Here’s the beginning of the merge statement we were using:
MERGE INTO iceberg.default.target_table as tgt
USING scratch.default.staging_table as src
ON tgt.reference_time = src.reference_time
AND tgt.process_unit = src.process_unit
and tgt.query_name=src.query_name
and tgt.match_check_hash=src.match_check_hash
when not matched then […]
target_table was created with
partitioning = ARRAY ['day(reference_time)','process_unit'])
and the relevant table columns are
reference_time timestamp NOT null
process_unit varchar not null
Checking the beginning of the table’s $partitions shows that the partitions are working as expected (except in the documentation it suggests that the partitioning will be by the integer days since 1970):
| partition | record_count | file_count | total_size |
|---|---|---|---|
| {reference_time_day=2023-01-01, process_unit=Common} | 100,608 | 1 | 7,466,316 |
| {reference_time_day=2023-01-01, process_unit=EAF4} | 668,986 | 3 | 48,386,371 |
| {reference_time_day=2023-01-01, process_unit=EAF5} | 638,398 | 4 | 45,770,825 |
| {reference_time_day=2023-01-02, process_unit=Common} | 74,550 | 1 | 5,581,342 |
| {reference_time_day=2023-01-02, process_unit=EAF4} | 639,702 | 3 | 46,267,678 |
| {reference_time_day=2023-01-02, process_unit=EAF5} | 460,367 | 2 | 31,834,076 |
| {reference_time_day=2023-01-03, process_unit=Common} | 120,048 | 1 | 8,926,620 |
My initial workaround that improved performance at the 100 million row level was to perform something similar to the steps in the merge/when not matched by joining in the target table and explicitly limiting the time range:
create table scratch.default.final_staging
as
select <source columns>, tv.match_check_hash as tgt_match_check_hash
from scratch.default.staged_values as sv
left join iceberg.default.target_table as tv
on sv.match_check_hash=tv.match_check_hash
and sv.reference_time = tv.reference_time
AND sv.process_unit = tv.process_unit
and sv.query_name=tv.query_name
and sv.match_check_hash=tv.match_check_hash
WHERE
date_trunc('day', tv.reference_time) >= date_trunc('day',timestamp '2025-01-01'))
and date_trunc('day', tv.reference_time) <= date_trunc('day',timestamp '2025-01-01')
When using this on the 1 billion row level, it ended up exceeding the 96GB query memory limit until I moved the target table and its where clause into a subselect:
create table scratch.default.final_staging
as
select <source columns>, tv.match_check_hash as tgt_match_check_hash
from scratch.default.staged_values as sv
left join (select match_check_hash, reference_time, process_unit, query_name
from iceberg.default.target_table
WHERE
date_trunc('day', tv.reference_time) >= date_trunc('day',timestamp '2025-01-01'))
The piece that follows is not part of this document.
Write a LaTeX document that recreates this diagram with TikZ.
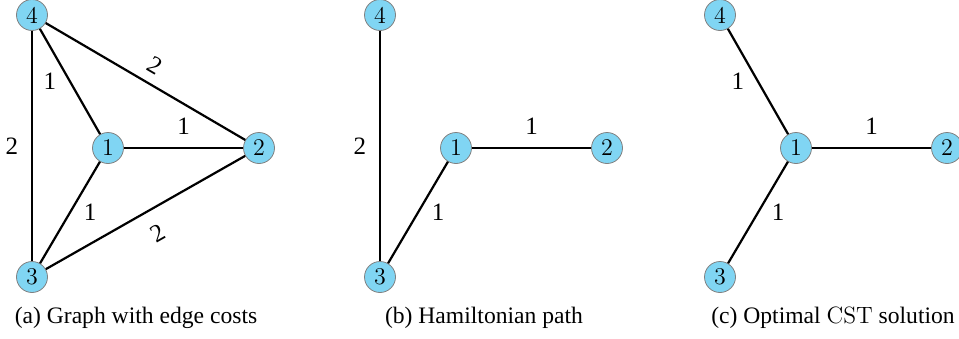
\documentclass[tikz,border=0pt]{standalone}
\usepackage{fontspec}
\newfontfamily\capfont{LiberationSerif}[Extension=.ttf,UprightFont=*-Regular,BoldFont=*-Bold]
\definecolor{nodeblue}{RGB}{128,213,243}
\begin{document}
\begin{tikzpicture}[
 x=.5pt,y=-.5pt,
 line/.style={line width=1.1pt},
 vertex/.style={circle,draw=gray,fill=nodeblue,line width=.4pt,minimum size=15.5pt,inner sep=0pt,font=\fontsize{12}{13}\selectfont},
 cost/.style={font=\capfont\fontsize{12.5}{14}\selectfont},
 caption/.style={font=\capfont\fontsize{11.8}{13}\selectfont}]
 \useasboundingbox (0,0) rectangle (959,338);
 % Graph with all edge costs.
 \begin{scope}[xshift=0pt]
  \node[vertex] (a4) at (32,15){4};
  \node[vertex] (a1) at (108,148){1};
  \node[vertex] (a2) at (259,148){2};
  \node[vertex] (a3) at (32,277){3};
  \draw[line] (a4)--node[cost,left=3pt]{1}(a1);
  \draw[line] (a4)--node[cost,sloped,above=1pt]{2}(a2);
  \draw[line] (a1)--node[cost,above=3pt]{1}(a2);
  \draw[line] (a1)--node[cost,right=3pt]{1}(a3);
  \draw[line] (a3)--node[cost,sloped,below=4pt]{2}(a2);
  \draw[line] (a4)--node[cost,left=3pt]{2}(a3);
  \node[caption] (capa) at (136,318){(a) Graph with edge costs};
 \end{scope}
 % Hamiltonian path 4-3-1-2.
 \begin{scope}[xshift=174pt]
  \node[vertex] (b4) at (32,15){4};
  \node[vertex] (b1) at (108,148){1};
  \node[vertex] (b2) at (259,148){2};
  \node[vertex] (b3) at (32,277){3};
  \draw[line] (b4)--node[cost,left=3pt]{2}(b3);
  \draw[line] (b3)--node[cost,right=3pt]{1}(b1);
  \draw[line] (b1)--node[cost,above=3pt]{1}(b2);
  \node[caption] (capb) at (136,318){(b) Hamiltonian path};
 \end{scope}
 % Star around node 1.
 \begin{scope}[xshift=344pt]
  \node[vertex] (c4) at (32,15){4};
  \node[vertex] (c1) at (108,148){1};
  \node[vertex] (c2) at (259,148){2};
  \node[vertex] (c3) at (32,277){3};
  \draw[line] (c4)--node[cost,left=3pt]{1}(c1);
  \draw[line] (c1)--node[cost,above=3pt]{1}(c2);
  \draw[line] (c1)--node[cost,right=3pt]{1}(c3);
  \node[caption] (capc) at (145,318){(c) Optimal {\rmfamily\fontsize{11.8}{13}\selectfont CST} solution};
 \end{scope}
\end{tikzpicture}
\end{document}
and date_trunc('day', tv.reference_time) <= date_trunc('day',timestamp '2025-01-01')
) as tv
on sv.match_check_hash=tv.match_check_hash
and sv.reference_time = tv.reference_time
AND sv.process_unit = tv.process_unit
and sv.query_name=tv.query_name
and sv.match_check_hash=tv.match_check_hash
With this workaround, the peak memory that query was reduced to ~4GB *. Any suggestions how to incorporate the partitioning columns into the merge or join more effectively?
P.S.: Here’s the error for the 96GB query memory limit:
SQL Error [131079]: Query failed (#20250505_183616_00359_iyvsi): Query exceeded per-node memory limit of 96GB [Allocated: 95.99GB, Delta: 9.36MB, Top Consumers: {HashBuilderOperator=95.56GB, ScanFilterAndProjectOperator=234.43MB, LazyOutputBuffer=204.30MB}]
* The final workaround with subselect took ~4GB of peak memory when joining 5 days of data (~7.5M rows) into the ~1.5B row target table and ~8GB of peak memory when joining 10 days of data (~15M rows). The initial workaround that fails with the query memory limit fails when importing one day of data (~1.5M rows) into the ~1.5B row target table. I’ve also tried cast(reference_time as date) for the filters instead of date_trunc with no luck. I also tried copying my staging table into an iceberg table with the same columns and partitioning as the target table with no luck.